• Source data:
[start]
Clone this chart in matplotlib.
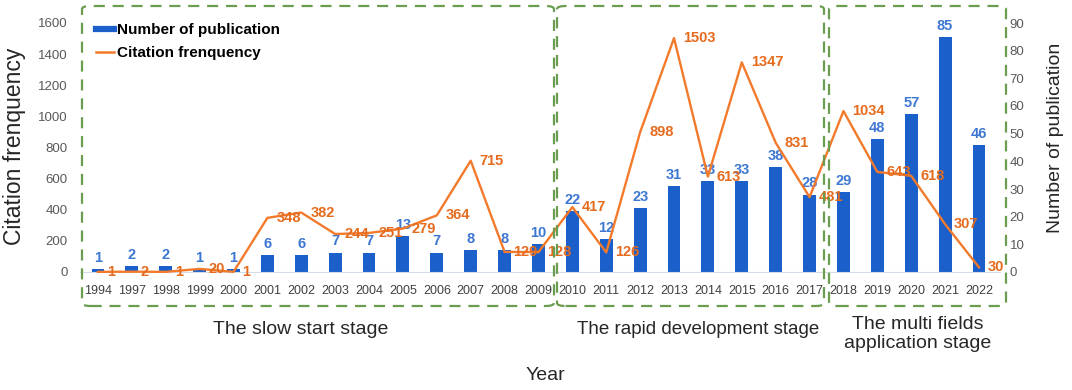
[end]
[start]
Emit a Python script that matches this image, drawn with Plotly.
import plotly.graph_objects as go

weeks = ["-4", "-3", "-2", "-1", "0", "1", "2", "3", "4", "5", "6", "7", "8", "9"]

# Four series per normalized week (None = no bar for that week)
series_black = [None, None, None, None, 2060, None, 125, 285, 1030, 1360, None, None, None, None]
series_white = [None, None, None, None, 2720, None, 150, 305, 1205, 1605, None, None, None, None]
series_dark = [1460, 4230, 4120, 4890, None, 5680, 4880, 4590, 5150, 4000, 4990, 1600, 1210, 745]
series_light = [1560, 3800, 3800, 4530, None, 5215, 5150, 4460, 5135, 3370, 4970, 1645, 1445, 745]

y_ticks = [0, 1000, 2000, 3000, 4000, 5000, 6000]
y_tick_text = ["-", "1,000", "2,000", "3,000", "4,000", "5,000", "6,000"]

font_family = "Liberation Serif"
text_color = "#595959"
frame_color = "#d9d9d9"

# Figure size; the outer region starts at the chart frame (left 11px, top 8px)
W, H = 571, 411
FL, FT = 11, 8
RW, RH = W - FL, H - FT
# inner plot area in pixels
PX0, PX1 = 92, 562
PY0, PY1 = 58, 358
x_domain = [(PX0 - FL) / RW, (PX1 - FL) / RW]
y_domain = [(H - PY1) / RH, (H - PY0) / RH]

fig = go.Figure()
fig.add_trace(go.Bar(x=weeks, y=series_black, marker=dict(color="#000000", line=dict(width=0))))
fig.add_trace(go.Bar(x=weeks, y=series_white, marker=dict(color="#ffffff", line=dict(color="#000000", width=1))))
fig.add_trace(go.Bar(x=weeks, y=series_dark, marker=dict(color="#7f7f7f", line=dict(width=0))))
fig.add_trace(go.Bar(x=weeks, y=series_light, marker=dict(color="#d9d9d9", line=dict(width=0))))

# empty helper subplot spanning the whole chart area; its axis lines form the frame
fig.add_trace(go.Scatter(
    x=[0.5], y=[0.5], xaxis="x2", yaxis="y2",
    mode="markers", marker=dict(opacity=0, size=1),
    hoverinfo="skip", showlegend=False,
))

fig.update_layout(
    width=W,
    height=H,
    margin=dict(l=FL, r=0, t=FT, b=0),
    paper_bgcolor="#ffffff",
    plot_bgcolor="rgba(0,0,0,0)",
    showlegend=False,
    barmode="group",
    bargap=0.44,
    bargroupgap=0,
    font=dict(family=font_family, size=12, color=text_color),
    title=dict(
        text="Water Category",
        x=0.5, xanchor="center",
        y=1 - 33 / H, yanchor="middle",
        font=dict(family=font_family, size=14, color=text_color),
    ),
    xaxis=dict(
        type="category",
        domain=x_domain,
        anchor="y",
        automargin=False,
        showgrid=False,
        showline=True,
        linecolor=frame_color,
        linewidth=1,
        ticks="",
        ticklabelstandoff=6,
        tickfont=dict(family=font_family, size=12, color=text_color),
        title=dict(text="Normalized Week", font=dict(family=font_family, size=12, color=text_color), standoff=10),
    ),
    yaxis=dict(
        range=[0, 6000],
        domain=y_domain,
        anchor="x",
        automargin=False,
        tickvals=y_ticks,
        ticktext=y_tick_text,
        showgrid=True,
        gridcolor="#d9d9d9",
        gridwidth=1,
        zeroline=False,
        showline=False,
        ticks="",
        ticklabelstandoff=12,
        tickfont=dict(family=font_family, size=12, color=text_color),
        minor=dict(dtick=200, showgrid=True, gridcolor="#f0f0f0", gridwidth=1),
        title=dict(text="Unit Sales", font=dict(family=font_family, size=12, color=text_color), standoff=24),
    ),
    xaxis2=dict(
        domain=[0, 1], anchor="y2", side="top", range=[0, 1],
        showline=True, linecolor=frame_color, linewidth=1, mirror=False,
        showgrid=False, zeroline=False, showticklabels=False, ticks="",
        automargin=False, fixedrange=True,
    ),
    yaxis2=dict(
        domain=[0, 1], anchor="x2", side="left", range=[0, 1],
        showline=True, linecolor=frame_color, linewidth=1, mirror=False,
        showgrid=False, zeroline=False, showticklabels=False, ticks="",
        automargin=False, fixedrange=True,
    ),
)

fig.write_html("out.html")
[end]
• Your objective:
Copy out exactly the lines from the one containing "Emit a Python" to the one containing "y_domain = [(H - PY1) / RH, (H - PY0) / RH]", both ends inclusive.

• Result:
Emit a Python script that matches this image, drawn with Plotly.
import plotly.graph_objects as go

weeks = ["-4", "-3", "-2", "-1", "0", "1", "2", "3", "4", "5", "6", "7", "8", "9"]

# Four series per normalized week (None = no bar for that week)
series_black = [None, None, None, None, 2060, None, 125, 285, 1030, 1360, None, None, None, None]
series_white = [None, None, None, None, 2720, None, 150, 305, 1205, 1605, None, None, None, None]
series_dark = [1460, 4230, 4120, 4890, None, 5680, 4880, 4590, 5150, 4000, 4990, 1600, 1210, 745]
series_light = [1560, 3800, 3800, 4530, None, 5215, 5150, 4460, 5135, 3370, 4970, 1645, 1445, 745]

y_ticks = [0, 1000, 2000, 3000, 4000, 5000, 6000]
y_tick_text = ["-", "1,000", "2,000", "3,000", "4,000", "5,000", "6,000"]

font_family = "Liberation Serif"
text_color = "#595959"
frame_color = "#d9d9d9"

# Figure size; the outer region starts at the chart frame (left 11px, top 8px)
W, H = 571, 411
FL, FT = 11, 8
RW, RH = W - FL, H - FT
# inner plot area in pixels
PX0, PX1 = 92, 562
PY0, PY1 = 58, 358
x_domain = [(PX0 - FL) / RW, (PX1 - FL) / RW]
y_domain = [(H - PY1) / RH, (H - PY0) / RH]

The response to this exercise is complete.